(Entries with chart source code)
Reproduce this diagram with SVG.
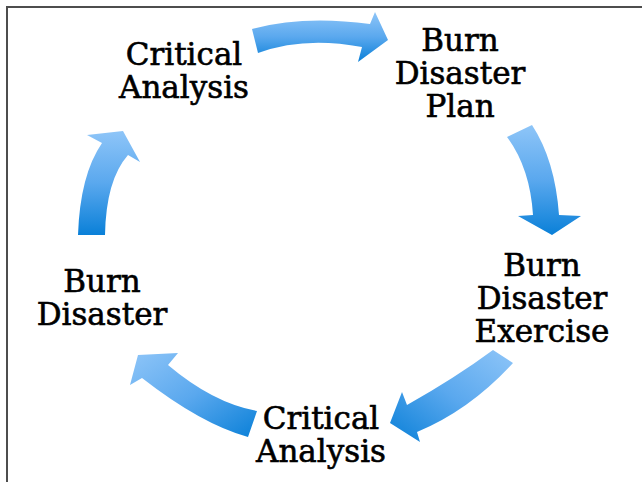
<svg xmlns="http://www.w3.org/2000/svg" width="642" height="482" viewBox="0 0 642 482">
<style>
.lbl{font-family:"DejaVu Serif","Liberation Serif",serif;font-size:31px;fill:#000;stroke:#000;stroke-width:0.6px;text-anchor:middle}
.arr{stroke:none}
</style>
<defs>
<linearGradient id="gv" x1="0" y1="0" x2="0" y2="1">
<stop offset="0" stop-color="#8ec5f8"/>
<stop offset="0.5" stop-color="#5aa8ee"/>
<stop offset="1" stop-color="#0a80d8"/>
</linearGradient>
<linearGradient id="gd" x1="0" y1="0" x2="1" y2="1">
<stop offset="0" stop-color="#8ec5f8"/>
<stop offset="0.5" stop-color="#5aa8ee"/>
<stop offset="1" stop-color="#0a80d8"/>
</linearGradient>
<linearGradient id="gbr" x1="1" y1="0" x2="0" y2="1">
<stop offset="0" stop-color="#8ec5f8"/>
<stop offset="0.5" stop-color="#5aa8ee"/>
<stop offset="1" stop-color="#0a80d8"/>
</linearGradient>
</defs>
<rect x="0" y="0" width="642" height="482" fill="#fff"/>
<path d="M6,7 H642 M7,6 V482" stroke="#4d4d4d" stroke-width="2" fill="none"/>
<g id="connectors">
<path class="arr" fill="url(#gv)" d="M252,29 Q303,15 370,24 L375,12 L388,40 L358,62 L362,47 Q304,36 258,53 Z"/>
<path class="arr" fill="url(#gv)" d="M532,125 Q555,160 559,215 L581,216 L552,235 L518,216 L533,215 Q530,168 507,137 Z"/>
<path class="arr" fill="url(#gbr)" d="M493,350 L513,363 Q470,410 417,432 L420,442 L390,423 L402,392 L407,405 Q455,378 493,350 Z"/>
<path class="arr" fill="url(#gd)" d="M257,411 Q213,403 168,365 L178,353 L138,355 L130,385 L142,378 Q201,424 248,437 Z"/>
<path class="arr" fill="url(#gv)" d="M78,235 Q80,175 102,143 L87,135 L123,131 L140,162 L128,155 Q106,180 105,235 Z"/>
</g>
<g id="n1"><text class="lbl" x="184" y="65">Critical</text><text class="lbl" x="184" y="98">Analysis</text></g>
<g id="n2"><text class="lbl" x="460" y="51">Burn</text><text class="lbl" x="460" y="84">Disaster</text><text class="lbl" x="460" y="117">Plan</text></g>
<g id="n3"><text class="lbl" x="542" y="276">Burn</text><text class="lbl" x="542" y="309">Disaster</text><text class="lbl" x="542" y="342">Exercise</text></g>
<g id="n4"><text class="lbl" x="321" y="429">Critical</text><text class="lbl" x="321" y="462">Analysis</text></g>
<g id="n5"><text class="lbl" x="102" y="292">Burn</text><text class="lbl" x="102" y="325">Disaster</text></g>
</svg>
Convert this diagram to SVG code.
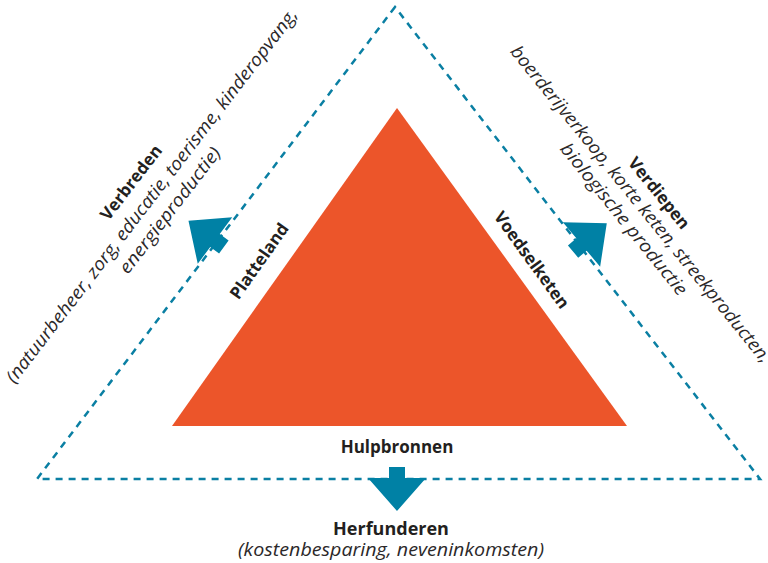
<svg xmlns="http://www.w3.org/2000/svg" xmlns:xlink="http://www.w3.org/1999/xlink" width="768" height="563" viewBox="0 0 768 563">
<style>
  .t { font-family: "Open Sans", "Noto Sans", "DejaVu Sans", sans-serif; fill: #231f20; }
  .b { font-weight: 700; font-size: 17px; }
  .i { font-style: italic; font-weight: 400; font-size: 18px; fill: #2b2829; }
  .dash { fill: none; stroke: #0a7fa3; stroke-width: 2.5; stroke-dasharray: 7 6; }
  .arr { fill: #0081a5; }
</style>
<defs>
  <path id="arrow" d="M-8,-11 H8 V0 H29 L0,33 L-29,0 H-8 Z"/>
</defs>
<rect width="768" height="563" fill="#ffffff"/>

<g id="outer-triangle">
  <path class="dash" d="M395,7 L37,479 L760,479 Z"/>
</g>

<g id="core-triangle">
  <polygon points="397,108 172,426 627,426" fill="#ec552a"/>
</g>

<g id="connectors">
  <use xlink:href="#arrow" class="arr" transform="translate(215,240.5) rotate(126.5)"/>
  <use xlink:href="#arrow" class="arr" transform="translate(581.5,244.5) rotate(-130)"/>
  <use xlink:href="#arrow" class="arr" transform="translate(397,478)"/>
</g>

<g id="platteland">
  <text class="t b" text-anchor="middle" transform="translate(264,264.5) rotate(-54.7)">Platteland</text>
</g>

<g id="voedselketen">
  <text class="t b" text-anchor="middle" transform="translate(527,263.5) rotate(54.1)">Voedselketen</text>
</g>

<g id="hulpbronnen">
  <text class="t b" x="397" y="453" text-anchor="middle">Hulpbronnen</text>
</g>

<g id="verbreden" transform="translate(154,200) rotate(-52.5)">
  <text class="t b" x="0" y="-23" text-anchor="middle">Verbreden</text>
  <text class="t i" x="2" y="1.5" text-anchor="middle" textLength="466" lengthAdjust="spacingAndGlyphs">(natuurbeheer, zorg, educatie, toerisme, kinderopvang,</text>
  <text class="t i" x="1.5" y="25" text-anchor="middle" textLength="154" lengthAdjust="spacingAndGlyphs">energieproductie)</text>
</g>

<g id="verdiepen" transform="translate(636,208) rotate(51)">
  <text class="t b" x="3" y="-21.5" text-anchor="middle">Verdiepen</text>
  <text class="t i" x="0" y="0" text-anchor="middle" textLength="402" lengthAdjust="spacingAndGlyphs">boerderijverkoop, korte keten, streekproducten,</text>
  <text class="t i" x="1" y="22.5" text-anchor="middle" textLength="190" lengthAdjust="spacingAndGlyphs">biologische productie</text>
</g>

<g id="herfunderen">
  <text class="t b" x="391" y="535" text-anchor="middle" style="font-size:18px">Herfunderen</text>
  <text class="t i" x="391" y="556" text-anchor="middle" textLength="306" lengthAdjust="spacingAndGlyphs">(kostenbesparing, neveninkomsten)</text>
</g>
</svg>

_STATED EXERCISE_.
All of the data needs repeating exactly, but the pictures do not.

_RESPONSE_.
Reproduce this diagram with SVG.
<svg xmlns="http://www.w3.org/2000/svg" width="642" height="482" viewBox="0 0 642 482">
<style>
.lbl{font-family:"DejaVu Serif","Liberation Serif",serif;font-size:31px;fill:#000;stroke:#000;stroke-width:0.6px;text-anchor:middle}
.arr{stroke:none}
</style>
<defs>
<linearGradient id="gv" x1="0" y1="0" x2="0" y2="1">
<stop offset="0" stop-color="#8ec5f8"/>
<stop offset="0.5" stop-color="#5aa8ee"/>
<stop offset="1" stop-color="#0a80d8"/>
</linearGradient>
<linearGradient id="gd" x1="0" y1="0" x2="1" y2="1">
<stop offset="0" stop-color="#8ec5f8"/>
<stop offset="0.5" stop-color="#5aa8ee"/>
<stop offset="1" stop-color="#0a80d8"/>
</linearGradient>
<linearGradient id="gbr" x1="1" y1="0" x2="0" y2="1">
<stop offset="0" stop-color="#8ec5f8"/>
<stop offset="0.5" stop-color="#5aa8ee"/>
<stop offset="1" stop-color="#0a80d8"/>
</linearGradient>
</defs>
<rect x="0" y="0" width="642" height="482" fill="#fff"/>
<path d="M6,7 H642 M7,6 V482" stroke="#4d4d4d" stroke-width="2" fill="none"/>
<g id="connectors">
<path class="arr" fill="url(#gv)" d="M252,29 Q303,15 370,24 L375,12 L388,40 L358,62 L362,47 Q304,36 258,53 Z"/>
<path class="arr" fill="url(#gv)" d="M532,125 Q555,160 559,215 L581,216 L552,235 L518,216 L533,215 Q530,168 507,137 Z"/>
<path class="arr" fill="url(#gbr)" d="M493,350 L513,363 Q470,410 417,432 L420,442 L390,423 L402,392 L407,405 Q455,378 493,350 Z"/>
<path class="arr" fill="url(#gd)" d="M257,411 Q213,403 168,365 L178,353 L138,355 L130,385 L142,378 Q201,424 248,437 Z"/>
<path class="arr" fill="url(#gv)" d="M78,235 Q80,175 102,143 L87,135 L123,131 L140,162 L128,155 Q106,180 105,235 Z"/>
</g>
<g id="n1"><text class="lbl" x="184" y="65">Critical</text><text class="lbl" x="184" y="98">Analysis</text></g>
<g id="n2"><text class="lbl" x="460" y="51">Burn</text><text class="lbl" x="460" y="84">Disaster</text><text class="lbl" x="460" y="117">Plan</text></g>
<g id="n3"><text class="lbl" x="542" y="276">Burn</text><text class="lbl" x="542" y="309">Disaster</text><text class="lbl" x="542" y="342">Exercise</text></g>
<g id="n4"><text class="lbl" x="321" y="429">Critical</text><text class="lbl" x="321" y="462">Analysis</text></g>
<g id="n5"><text class="lbl" x="102" y="292">Burn</text><text class="lbl" x="102" y="325">Disaster</text></g>
</svg>
Convert this diagram to SVG code.
<svg xmlns="http://www.w3.org/2000/svg" xmlns:xlink="http://www.w3.org/1999/xlink" width="768" height="563" viewBox="0 0 768 563">
<style>
  .t { font-family: "Open Sans", "Noto Sans", "DejaVu Sans", sans-serif; fill: #231f20; }
  .b { font-weight: 700; font-size: 17px; }
  .i { font-style: italic; font-weight: 400; font-size: 18px; fill: #2b2829; }
  .dash { fill: none; stroke: #0a7fa3; stroke-width: 2.5; stroke-dasharray: 7 6; }
  .arr { fill: #0081a5; }
</style>
<defs>
  <path id="arrow" d="M-8,-11 H8 V0 H29 L0,33 L-29,0 H-8 Z"/>
</defs>
<rect width="768" height="563" fill="#ffffff"/>

<g id="outer-triangle">
  <path class="dash" d="M395,7 L37,479 L760,479 Z"/>
</g>

<g id="core-triangle">
  <polygon points="397,108 172,426 627,426" fill="#ec552a"/>
</g>

<g id="connectors">
  <use xlink:href="#arrow" class="arr" transform="translate(215,240.5) rotate(126.5)"/>
  <use xlink:href="#arrow" class="arr" transform="translate(581.5,244.5) rotate(-130)"/>
  <use xlink:href="#arrow" class="arr" transform="translate(397,478)"/>
</g>

<g id="platteland">
  <text class="t b" text-anchor="middle" transform="translate(264,264.5) rotate(-54.7)">Platteland</text>
</g>

<g id="voedselketen">
  <text class="t b" text-anchor="middle" transform="translate(527,263.5) rotate(54.1)">Voedselketen</text>
</g>

<g id="hulpbronnen">
  <text class="t b" x="397" y="453" text-anchor="middle">Hulpbronnen</text>
</g>

<g id="verbreden" transform="translate(154,200) rotate(-52.5)">
  <text class="t b" x="0" y="-23" text-anchor="middle">Verbreden</text>
  <text class="t i" x="2" y="1.5" text-anchor="middle" textLength="466" lengthAdjust="spacingAndGlyphs">(natuurbeheer, zorg, educatie, toerisme, kinderopvang,</text>
  <text class="t i" x="1.5" y="25" text-anchor="middle" textLength="154" lengthAdjust="spacingAndGlyphs">energieproductie)</text>
</g>

<g id="verdiepen" transform="translate(636,208) rotate(51)">
  <text class="t b" x="3" y="-21.5" text-anchor="middle">Verdiepen</text>
  <text class="t i" x="0" y="0" text-anchor="middle" textLength="402" lengthAdjust="spacingAndGlyphs">boerderijverkoop, korte keten, streekproducten,</text>
  <text class="t i" x="1" y="22.5" text-anchor="middle" textLength="190" lengthAdjust="spacingAndGlyphs">biologische productie</text>
</g>

<g id="herfunderen">
  <text class="t b" x="391" y="535" text-anchor="middle" style="font-size:18px">Herfunderen</text>
  <text class="t i" x="391" y="556" text-anchor="middle" textLength="306" lengthAdjust="spacingAndGlyphs">(kostenbesparing, neveninkomsten)</text>
</g>
</svg>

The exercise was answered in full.